Mit ihren eigenen Aktivitäten sowie mit den Geldern, die die RKZ für verschiedene Aufgaben der katholischen Kirche auf überkantonaler und überdiözesaner Ebene bereitstellt, leisten die kantonalkirchlichen Organisationen einen erheblichen Beitrag zur Lösung gemeinsamer Aufgaben. Dieser Mehrwert ist in den Kirchgemeinden und bei den kantonalkirchlichen Parlamenten jedoch zu wenig bekannt: Die unterstützten Institutionen sind weit weg; vieles, was sie tun, bleibt abstrakt.

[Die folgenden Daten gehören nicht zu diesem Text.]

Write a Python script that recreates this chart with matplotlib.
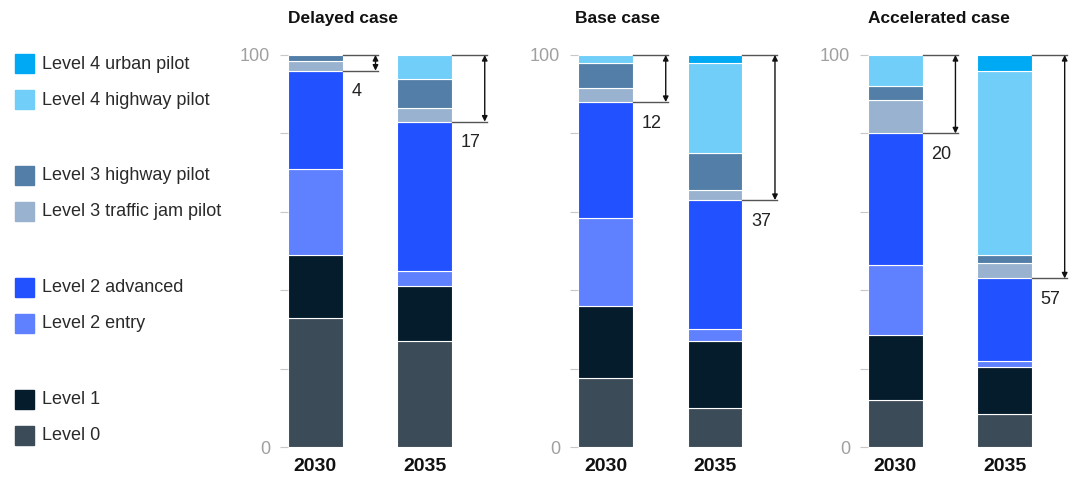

Wer aber dazu motivieren will, dass die Beiträge steigen, muss Nähe herstellen, Emotionen ansprechen, Nutzen nachweisen, Geschichten erzählen und Dinge anschaulich machen. Um dieses Ziel zu erreichen, benötigt die RKZ ein zeitgemässes Kommunikationskonzept, das von ihren Mitgliedern mitgetragen wird. Ein solches soll nun in Auftrag gegeben werden. Für die Umsetzbarkeit sorgt eine Arbeitsgruppe, der neben RKZ - Delegierten auch Experten sowie kantonale und diözesane Informationsbeauftragte angehören.

Abschied vom letzten Vertreter der «Pionierphase»

Zu Plenarversammlungen der RKZ gehört regelmässig auch der Kontakt mit der einladenden kantonalkirchlichen Organisation – diesmal jener des jüngsten Schweizer Kantons. Die katholische Kirche im Jura war durch die Vizepräsidentin des kantonalen Kirchenrats, Floriane Chavanne, durch den zuständigen Bischofsvikar, Jean-Jacques Theurillat, und durch Domherr Jean-Marie Nusbaume vertreten, mit denen im Rahmen des Nachtessens ein interessanter Gedankenaustausch möglich war.

Ebenfalls regelmässig gilt es, Abschied zu nehmen von Delegierten. Diesmal war es der Verwalter der Neuenburger Kantonalkirche, Bernard Jordan. Nach über 30 Jahren in seiner Funktion und ebenso langer Zeit in der RKZ tritt er in den Ruhestand. Bernard Jordan war der letzte Delegierte, der noch aus eigener Erfahrung über die Phase des Aufbaus der RKZ berichten konnte: Viele Themen hätten sich seit den Anfängen zig-mal wiederholt, aber die RKZ habe sich stark entwickelt. Geblieben sei die freundschaftliche Zusammenarbeit und der gleiche Respekt vor allen Mitgliedern, seien diese nun gross und finanzstark oder klein und finanzschwach wie der seine.